Adı “Türk Musikisi” olarak konulmuş bir musiki, kültürel ve tarihsel açılardan havas ve avam birikimlerinin “tümünü” kapsamak durumundadır. Bu böyle anlaşılmadığında, işin içine “siyaset” girer ve bir yılan gibi, bütün zehirini ortaya saçar… Bir anda ortalık toz duman oluverir: Türk musikisi, halk musikisi, sanat musikisi, saray musikisi, harem musikisi, divan musikisi, düm tek musikisi, saltanat musikisi, Osmanlı musikisi, meyhane musikisi, Kürt musikisi, Kırmançi musikisi, Süryani musikisi, Alevi musikisi, Bektaşi musikisi, Mevlevi musikisi, Gülşeni musikisi, Laz musikisi, Roman musikisi, Çingene musikisi, Pomak musikisi, Gürcü musikisi…
Hepsi “sadece” musiki iken, bir anda sapla saman birbirine –özellikle– karıştırılmış olur… Sanki bunların tümü makam ve usule dayalı, melodi temelinde musiki yapmıyorlarmış gibi… Adı değiştiğinde, bazı icra karakteristikleri veya üsluplar dışında, hangi adı verirseniz verin, esasen “musiki”de değişen hiçbir şey yoktur…

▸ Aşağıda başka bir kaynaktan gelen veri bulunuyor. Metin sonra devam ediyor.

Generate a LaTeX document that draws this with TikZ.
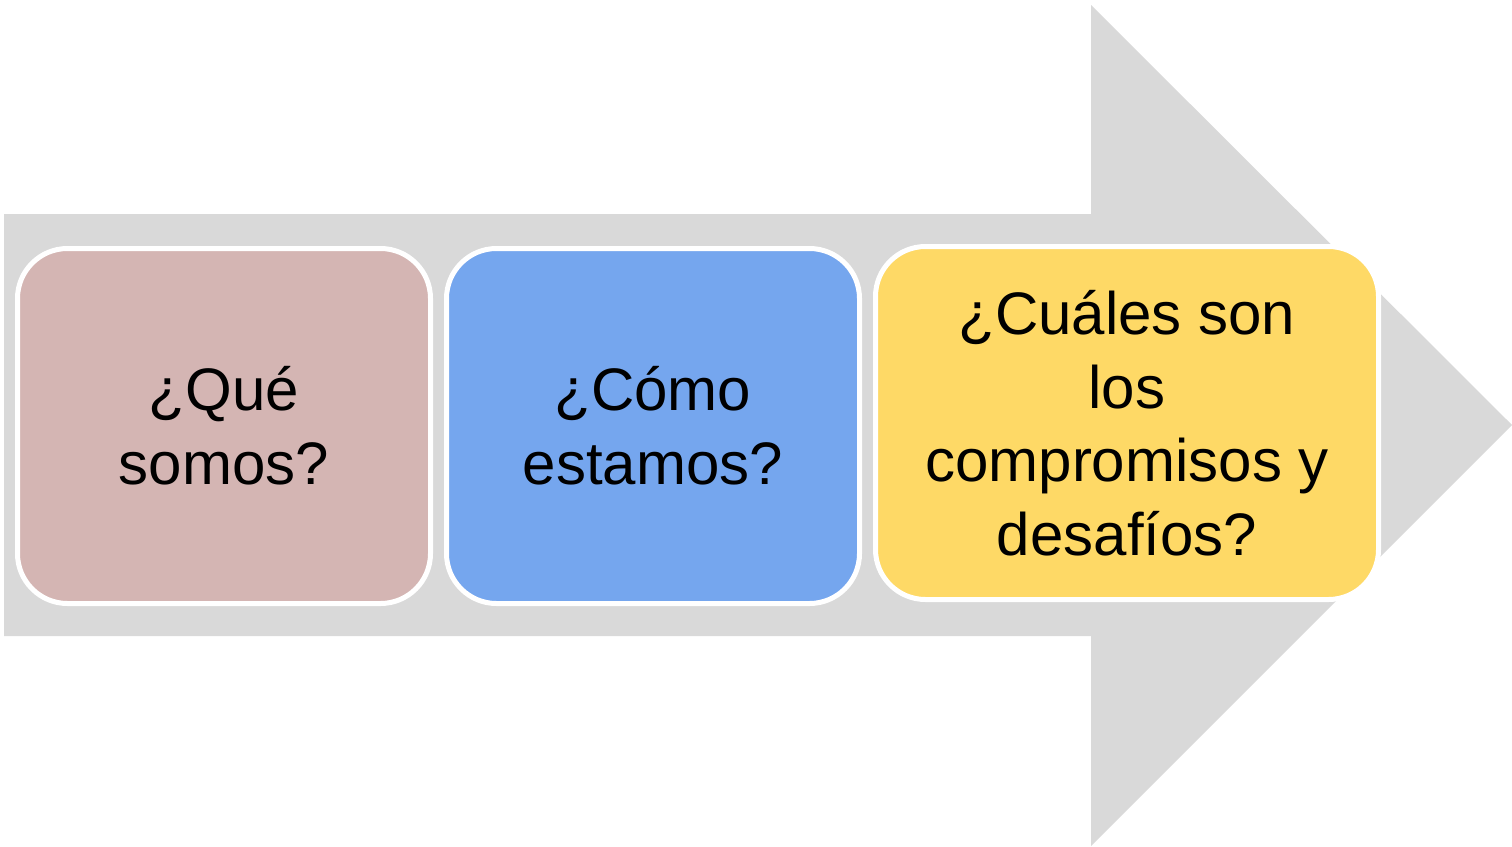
\documentclass[tikz,border=0pt]{standalone}
\usepackage{fontspec}
\setmainfont{Liberation Sans}
\usetikzlibrary{positioning}

\definecolor{arrowgray}{HTML}{D9D9D9}
\definecolor{rosebox}{HTML}{D4B5B3}
\definecolor{bluebox}{HTML}{75A6EE}
\definecolor{yellowbox}{HTML}{FED966}

\begin{document}
\begin{tikzpicture}[x=1pt,y=-1pt,
  question/.style={draw=white,line width=5pt,rounded corners=50pt,
    minimum width=413pt,minimum height=355pt,align=center,
    font=\fontsize{60}{74}\selectfont},
  bigarrow/.style={fill=arrowgray,draw=none}]

  \useasboundingbox (0,0) rectangle (1512,846);

  % background arrow
  \path[bigarrow] (4,214) -- (1091,214) -- (1091,5) -- (1512,425)
    -- (1091,846) -- (1091,636) -- (4,636) -- cycle;

  \node[question,fill=rosebox] (que) at (224,426) {¿Qué\\somos?};
  \node[question,fill=bluebox] (como) [right=11pt of que] {¿Cómo\\estamos?};
  \node[question,fill=yellowbox,minimum width=503pt,minimum height=353pt,
    font=\fontsize{60}{73.5}\selectfont] (cuales) at (1127,423)
    {¿Cuáles son\\los\\compromisos y\\desafíos?};
\end{tikzpicture}
\end{document}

Musikinin kapsayıcılığı, önce Garb’ın karşısına “Şark”ı koyan tamamen Oryantalist adlandırmayla başladı. Sonra “Şark” denilen bu “Büyük Doğu” coğrafyası, dilim dilim, soy soy, boy boy, aşiret aşiret, cemaat cemaat ayrıştırılmaya başlandı… Önce Türk Musikisi denildi… Sonra sanat ve halk ayrımı yapıldı… Sonra karalama ve yüceltmelerle dolu ayrıştırmalar silsilesi devreye sokuldu… Düne kadar aynı “ortak” unsurlarla musiki yapanların tümü, birbirine düşürülmüş oldu… “Bu türk musikisi”, “Hayır, Ermeni musikisi!”, “Yok, olur mu, bu alenen bizim şarkımız, bal gibi Laz musikisi!”… “Hadi ordan! Bunu benim dedem söylerdi; biz Rum olduğumuza göre, bu besbelli bizim musikimiz!... “Olmaz öyle şey! Bu Pomak musikisi!”… Kürt musikisi… Çerkes havası… Karay havası…Morişko ezgisi… Ulah havası…
Öyle bir “tepkime”ki bu… “Perpetuum mobile”!
Şimdi hani sürekli gündemde tutulur ya; vay efendim neymiş, köylü milletin efendisidir; halkımız/milletimiz şöyledir, böyledir; türküler milletimizin öz malıdır; özümüz sözümüz; zaten onlar da Türk musikisi!, filan…
Fiili durumda Türk Musikisi paramparça edilmiş durumda… Teorisi, uygulaması, eğitimi, icrası… Bu ayrımcılığın kesinlikle “politika”da bir karşılığı var… Yani “ayrımcılık” fikri, Türkiye politikasının temel beslenme kaynağı, asıl “prim” ayrımcılıktan geliyor… Kimse “birlik-beraberlik”ten ekmek yemiyor; yiyemiyor…
Hadi, politikacıları anlıyoruz…
Pekiyi sanatçı ve akademisyen dostlarımız? Onların bu ayrımcılıkta yer almaları, kesinlikle kabul edilebilir değil!
Yazık oluyor… Binilen dal, “hizmet etme” adı altında, kıtır kıtır kesiliyor…
Bilinçli, farkındalığı gelişkin akademisyenler, bu anlayışa ortak olmamalıydılar…
“Türk Musikisi” adının “zümreselleştirilmesi”ne; ödülün, “halk musikisini dışlayan” bir anlayışla düzenlenmesine karşı çıkmaları gerekirdi…
Umalım ki, yapılan hatanın farkına erken varılır…
Okan Murat Öztürk (Sanatçı, Yard. Doç. Dr.)